Manchester United: Everyone expected Jose to park the bus at The Emirates, but instead it was an Airbus that came flying at Arsenal and knocked them out of the park.
Jesse Lingard: Despite his brace, the best thing about him remains the fact that his name rhymes with Messi.
David De Gea: He could save the POTUS from himself, that’s how good he is.
The Allardyce Effect: That didn’t take long now, did it? Everton may have sold their soul by reverting to Allardyccio, the distant cousin of Catenaccio, but they’re guaranteed to stay up now. It’s just their fans who’ll be having trouble staying up watching their football.
Liverpool: Scoring five goals will get you a place on this list. Not conceding four also helps.
Leicester City: Puel-ing clear of immediate danger, if you could pardon the pun.
Mark Hughes: The last time I wrote about Mark Hughes, I mentioned his team’s slide towards the relegation zone. Well, as it tends to happen after I predict imminent doom, Hughes’ Stoke City side ran out winners against Swansea, lifting them as high as 13th in the table.
Eden Hazard: He was okay, I guess. Even Lingard scored a brace, so it’s no big deal.
The Bad
Arsenal: What did I tell you? Let me refresh your memory – ‘No one quite manages to raise expectations before the inevitable trip-up like Arsenal do’. Against United, they did everything but convert a few out of the hundreds of chances created by their “lazy” playmaker. When they’re not firing blanks or shooting their own foot, Arsenal seem to relish the opportunity to use a sawed-off shotgun when a sniper rifle is required.
Tottenham Hotspur: Well, this is not going according to plan. The team touted as legitimate challengers for the title can’t buy a win at the moment. Just goes to show, all that pressure doesn’t always produce diamonds. Sometimes you get a turd.
Burnley: The chip on Sean Dyche’s shoulder grows heavier with each passing day, as vacancies for bigger jobs came and went, while he remained firmly attached to Burnley.
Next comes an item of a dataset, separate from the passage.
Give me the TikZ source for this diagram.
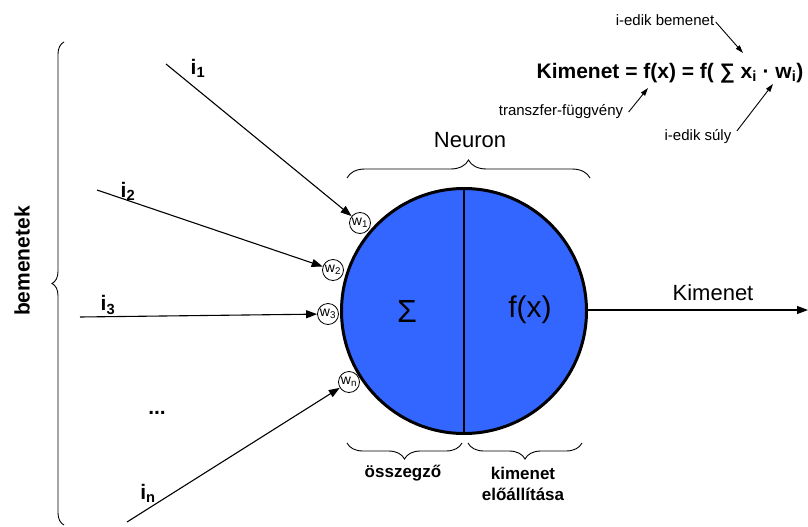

It seems to be taking a toll on him, and it might not be long before the Clarets find themselves on a more familiar trajectory.
Paul Clement and Swansea: Surely that’s it for Clement? Swansea now prop up the table, with luminaries such as West Ham and Palace above them. While Allardyce is fighting fires at Merseyside, there are not too many options available that could give them a realistic chance of survival. Time to turn to Tony Pulis and his cap, then.
West Ham: There’s nothing new to say here. Their fate was sealed when they turned to Moyes. It’s like preferring a slow death by poison than a swift gunshot to the head.
Crystal Palace: They may get relegated, they may lose their best players but they’ll always have the record for failing to score in ten (yes, TEN) back-to-back away games in a season.
The Ugly
Paul Pogba: No, not just for getting sent off for violent conduct, but for suggesting that City’s players ought to get injured more. Here’s the quote in full – “I hope – and it’s bad to say things like this – but I hope they will get some very important players injured like what happened with us”. Maybe the stamp on Bellerin wasn’t intentional, but when a player says something like this before a match and gets sent off, it reaffirms one’s belief in the concept of Karma.